Freeloading on the US Dime

It’s Long Past Time for NATO Allies 

They Need To Meet Their Defense-Spending Commitments

Jerry Hendrix
National Review Online



Chancellor Angela Merkel, campaigning at a Munich beer garden this Memorial Day weekend, certainly delighted American citizens as they paused to remember their sacred war dead, including the 236,000 men who died in Europe’s 20th-century wars. “The times in which we can fully count on others are somewhat over, as I have experienced in the past few days,” Merkel said. “We Europeans must really take our destiny into our own hands.” Although Merkel meekly attempted to walk her initial statement back in the face of American complaints, she clearly intended it as a forceful response to the tongue-lashing the American president, Donald J. Trump, gave alliance members regarding their low levels of defense spending during their meeting at NATO’s new headquarters in Brussels last week.

Such a statement by the German chancellor would normally be viewed with concern by members of the American foreign-policy and national-security establishments, who view the North Atlantic Treaty Organization as a cornerstone of the post-war global order. But coming from Merkel, it was the height of arrogance.

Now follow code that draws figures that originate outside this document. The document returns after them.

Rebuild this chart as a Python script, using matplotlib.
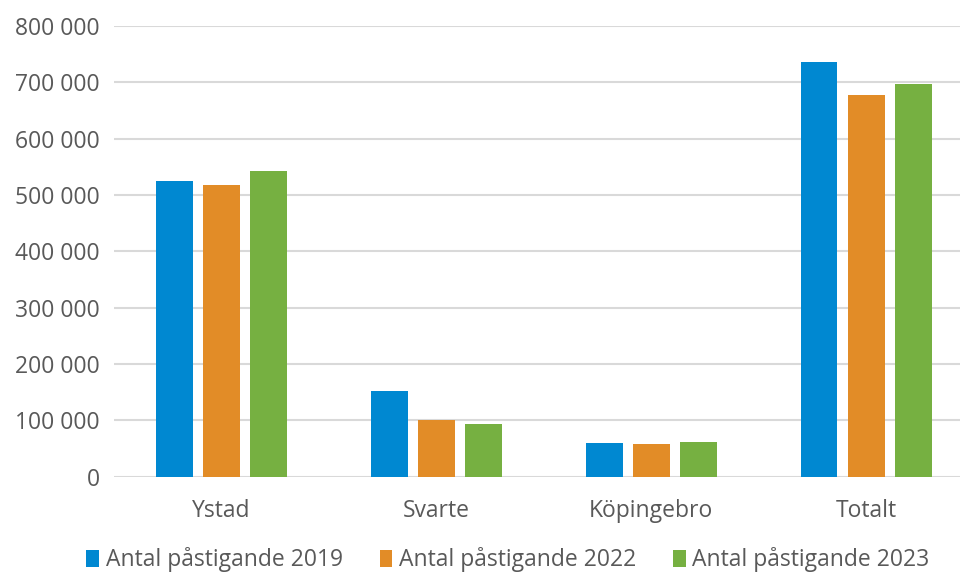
import numpy as np
import matplotlib.pyplot as plt
from matplotlib.ticker import FuncFormatter

categories = ["Ystad", "Svarte", "Köpingebro", "Totalt"]
series_names = ["Antal påstigande 2019", "Antal påstigande 2022", "Antal påstigande 2023"]
values_2019 = [524000, 152000, 60000, 736000]
values_2022 = [518000, 101000, 57000, 677000]
values_2023 = [543000, 93000, 61000, 697000]
colors = ["#0088D1", "#E28C27", "#76B041"]

plt.rcParams["font.family"] = ["Open Sans", "DejaVu Sans"]
text_color = "#595959"

fig = plt.figure(figsize=(9.6, 5.75), dpi=100)
ax = fig.add_axes([114 / 960, 1 - 476.5 / 575, 1 - 114 / 960, 450.5 / 575])

x = np.arange(len(categories))
width = 0.172
step = 0.219
for i, (vals, name) in enumerate(zip([values_2019, values_2022, values_2023], series_names)):
    ax.bar(x + (i - 1) * step, vals, width, color=colors[i], label=name, zorder=3)

ax.set_ylim(0, 800000)
ax.set_xlim(-0.5, (960 - 221) / 215)
ax.set_yticks(np.arange(0, 800001, 100000))
ax.yaxis.set_major_formatter(FuncFormatter(lambda v, p: f"{int(v):,}".replace(",", " ")))
ax.set_xticks(x)
ax.set_xticklabels(categories)

ax.grid(axis="y", color="#d9d9d9", linewidth=1.5, zorder=0)
for s in ax.spines.values():
    s.set_visible(False)
ax.tick_params(axis="both", length=0, labelsize=16.5, colors=text_color)
ax.tick_params(axis="y", pad=10)
ax.tick_params(axis="x", pad=16)

fig.legend(loc="center", bbox_to_anchor=(508 / 960, 1 - 560 / 575), ncol=3, frameon=False,
           fontsize=16.5, labelcolor=text_color, handlelength=0.55, handleheight=0.7,
           handletextpad=0.3, columnspacing=1.6, borderpad=0.2)

fig.savefig("out.png", dpi=100)
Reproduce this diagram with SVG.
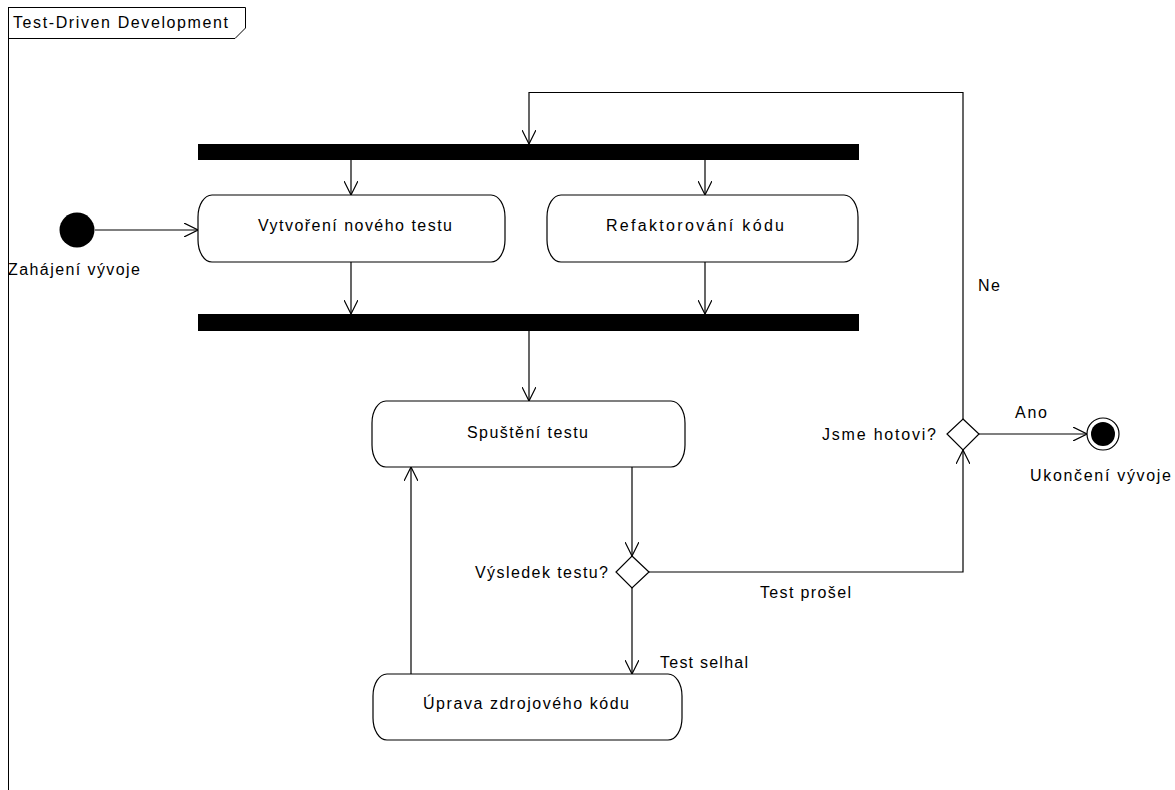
<svg xmlns="http://www.w3.org/2000/svg" width="1175" height="790" viewBox="0 0 1175 790">
<defs>
<marker id="arr" viewBox="0 0 14 14" refX="14" refY="7" markerWidth="14" markerHeight="14" markerUnits="userSpaceOnUse" orient="auto">
<path d="M0,0 L14,7 L0,14" fill="none" stroke="#000" stroke-width="1.2"/>
</marker>
<style>
text{font-family:"Liberation Sans",Arial,sans-serif;font-size:16px;fill:#000}
.act{fill:#fff;stroke:#000;stroke-width:1.2}
.bar{fill:#000}
.c{fill:none;stroke:#000;stroke-width:1.2}
.ca{fill:none;stroke:#000;stroke-width:1.2;marker-end:url(#arr)}
.dec{fill:#fff;stroke:#000;stroke-width:1.2}
</style>
</defs>
<rect width="1175" height="790" fill="#fff"/>
<g id="frame">
<line x1="8.5" y1="7" x2="8.5" y2="790" stroke="#000" stroke-width="1"/>
<path d="M8.5,7.5 H245.5 V28 L235,38.5 H8.5" fill="none" stroke="#000" stroke-width="1"/>
<text x="13" y="28" textLength="215" lengthAdjust="spacing">Test-Driven Development</text>
</g>
<g id="connectors">
<line class="ca" x1="95" y1="230" x2="198" y2="230"/>
<line class="ca" x1="351" y1="160" x2="351" y2="195"/>
<line class="ca" x1="705" y1="160" x2="705" y2="195"/>
<line class="ca" x1="351" y1="262" x2="351" y2="314"/>
<line class="ca" x1="705" y1="262" x2="705" y2="314"/>
<line class="ca" x1="529" y1="331" x2="529" y2="401"/>
<line class="ca" x1="632" y1="467" x2="632" y2="556"/>
<line class="ca" x1="632" y1="588" x2="632" y2="674"/>
<line class="ca" x1="411" y1="674" x2="411" y2="467"/>
<polyline class="ca" points="649,572 963,572 963,450"/>
<polyline class="ca" points="963,419 963,92.5 529,92.5 529,144"/>
<line class="ca" x1="979" y1="434" x2="1087" y2="434"/>
<text x="660" y="668" textLength="88" lengthAdjust="spacing">Test selhal</text>
<text x="760" y="598" textLength="91" lengthAdjust="spacing">Test prošel</text>
<text x="978" y="291" textLength="22" lengthAdjust="spacing">Ne</text>
<text x="1015" y="418" textLength="32" lengthAdjust="spacing">Ano</text>
</g>
<g id="initial">
<circle cx="77" cy="230" r="17.5" fill="#000"/>
<text x="8" y="275" textLength="132" lengthAdjust="spacing">Zahájení vývoje</text>
</g>
<g id="fork">
<rect class="bar" x="198" y="144" width="661" height="16"/>
</g>
<g id="join">
<rect class="bar" x="198" y="314" width="661" height="17"/>
</g>
<g id="vytvoreni">
<rect class="act" x="198" y="195" width="307" height="67" rx="14" ry="22"/>
<text x="258" y="231" textLength="194" lengthAdjust="spacing">Vytvoření nového testu</text>
</g>
<g id="refaktorovani">
<rect class="act" x="547" y="195" width="311" height="67" rx="14" ry="22"/>
<text x="606" y="231" textLength="178" lengthAdjust="spacing">Refaktorování kódu</text>
</g>
<g id="spusteni">
<rect class="act" x="372" y="401" width="313" height="66" rx="14" ry="22"/>
<text x="467" y="438" textLength="121" lengthAdjust="spacing">Spuštění testu</text>
</g>
<g id="uprava">
<rect class="act" x="373" y="674" width="309" height="66" rx="14" ry="22"/>
<text x="423" y="709" textLength="206" lengthAdjust="spacing">Úprava zdrojového kódu</text>
</g>
<g id="vysledek">
<polygon class="dec" points="632,556 649,572 632,588 616,572"/>
<text x="475" y="578" textLength="133" lengthAdjust="spacing">Výsledek testu?</text>
</g>
<g id="hotovi">
<polygon class="dec" points="963,419 979,434 963,450 947,434"/>
<text x="822" y="440" textLength="114" lengthAdjust="spacing">Jsme hotovi?</text>
</g>
<g id="final">
<circle cx="1103" cy="434" r="16" fill="#fff" stroke="#000" stroke-width="1.2"/>
<circle cx="1103" cy="434" r="12" fill="#000"/>
<text x="1030" y="481" textLength="141" lengthAdjust="spacing">Ukončení vývoje</text>
</g>
</svg>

Germany and the other European members of NATO have chronically underfunded the alliance for the past generation,
as their defense spending dropped precipitously from an already low average range of 2–4 percent of GDP in 1991 to 1.2–2.5 percent today. Europe has spent the past 25 years focused on growing its social safety net and attracting new immigrants to offset lower birth rates, rather than on the more traditional threats to its east. Merkel’s Germany, the largest and most robust economy in Europe with a GDP of $3.8 trillion, could be contributing significantly to the alliance’s defense if it met the 2 percent of GDP defense-spending goal established at NATO’s Wales Summit in 2014. Instead, Merkel’s Ministry of Defense expends a miserly 1.2 percent of GDP, which ranks 16th among the alliance’s 28 member states.

A lot of ink has been spilled decrying President Trump’s failure to verbally commit the United States to the NATO Article V statement that an attack upon one alliance member shall be considered an attack upon all. This is troubling, especially since the only time that Article V has actually been invoked, it was on behalf of the United States, following the 9/11 attacks. This was a lost opportunity for Trump, to be sure. However, it should also be understood that many NATO members do not agree on meaning of Article V itself, which states that if an alliance member is attacked, each member state of the alliance will take “such action as it deems necessary, including the use of armed force, to restore and maintain the security of the North Atlantic area.” Many members have made it known that in the event of an attack their responses could range from a diplomatic note to a declaration of war. The United States has been one of the few members of the alliance to consistently state that it considers a military response to be its primary option in an Article V scenario.

The basic truth is that NATO leaders simply haven’t found the topic of their own security to be all that important. This is not true of the U.S. population, which still generally supports NATO and its mission. Nevertheless, President Trump’s skepticism of NATO also reflects the doubts of many Americans. While 80 percent of the nation backs NATO, 31 percent of the Republican party, which controls both houses of Congress and the White House, either opposes the alliances or remains ambivalent.

So while European leaders visibly snicker behind the back of an American president as he asks them to get at least halfway to the 4 percent of GDP that America spends on defense, a troubling question looms: Why should Americans care about protecting our European allies if European citizenries themselves do not support the military defense of member states against Russia in the event that Article V is invoked? There are vast tidal forces of history at work in the world today, some that can be controlled and some that cannot. Continuing to shirk commitments to one’s own defense with the expectation that the U.S. will foot the bill instead is the wrong way to engender continued transatlantic respect and friendship.

In that light, Merkel’s weekend statement was not helpful. Europeans should realize that Americans have long harbored an inherent inclination toward non-interventionism or outright isolationism. Domestic concern with the growth of the American debt has placed unprecedented fiscal constraints on defense spending, and it’s increasingly hard to rally support for an alliance that seems uninterested in helping itself. Given these fiscal realities, the United States would not take much convincing to cut back on its own defense spending and withdraw from its alliance commitments. Our NATO allies should realize that if they don’t quickly move to meet their 2 percent commitment, they might not be able to count on the U.S. to bail them out for much longer.


— Jerry Hendrix is a retired Navy captain, a former director of the Naval History and Heritage Command, and a senior fellow at the Center for a New American Security, where he directs the Defense Strategies and Assessments program.